More than one in ten of the UKs leading 100 companies have total disclosed pension liabilities greater than their equity market value, according to research published by JLT Pension Capital Strategies yesterday.
The consultancy's analysis of the FTSE 100 found that 11 of the firms listed on the index currently face this challenge, with one - International Airlines Group - recording total disclosed more than give times its stock market value in its most recent annual report and accounts. BAE Systems, BT and the Royal Bank of Scotland also have disclosed liabilities more than double their market value.
According to JLT's analysis, only 16 firms disclosed a pension surplus in their latest accounts, while 69 reported a deficit. The firm estimated that only 12 companies would have reported a surplus if they had reported their accounts at the end of June.
Overall, the total deficit of the FTSE 100's defined benefit pension schemes as of the end of June was £55bn - compared to £77bn a year earlier - despite deficit contributions over the 12 month period totalling £12.5bn, compared to £1.4bn over the previous year.

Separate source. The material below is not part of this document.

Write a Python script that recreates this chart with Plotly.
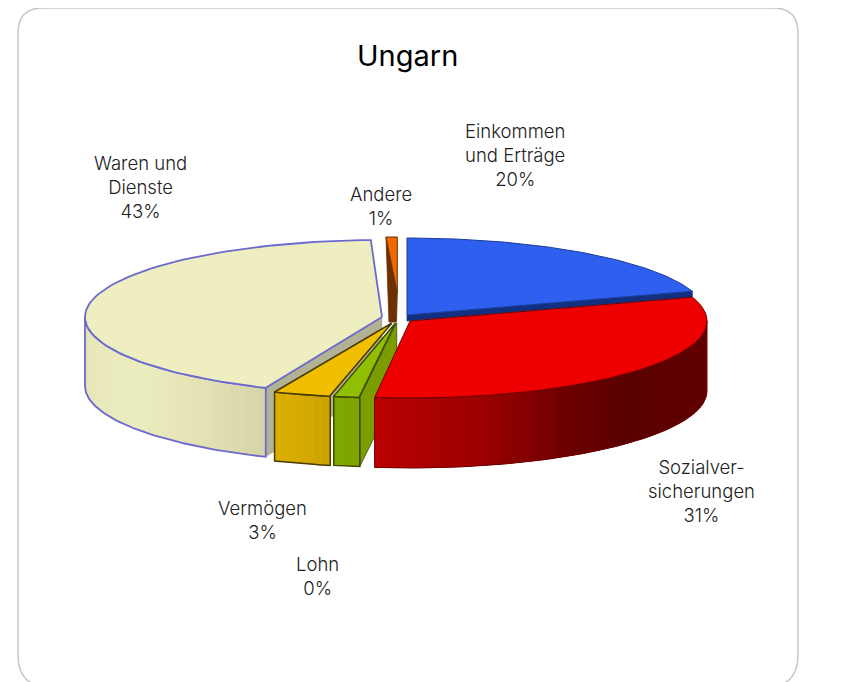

Charles Cowling, managing director of JLT Pension Capital Strategies, said: 'We have reached a stage where scheme deficits are widening substantially on an annual basis. Whilst large companies are making the effort to plug the gaps, rather like quantitative easing there will be a law of diminishing returns and one day the music will stop.
'Many companies are still running mismatched investment strategies and pension liabilities continue to grow. Eurozone worries show few signs of abating and increasing life expectancy continues to pile pressure on schemes and their sponsoring companies.'
The largest deficit contribution came from BT, which paid £1.9bn - on top of regular contributions - to try to close its deficit. Another 61 FTSE 100 firms also reported 'significant' deficit contributions.
JLT found a continued trend towards increased investment in bonds by the FTSE 100, with the average scheme now allocated 56% of its assets to bonds, up from 50% a year earlier and 33% six years ago.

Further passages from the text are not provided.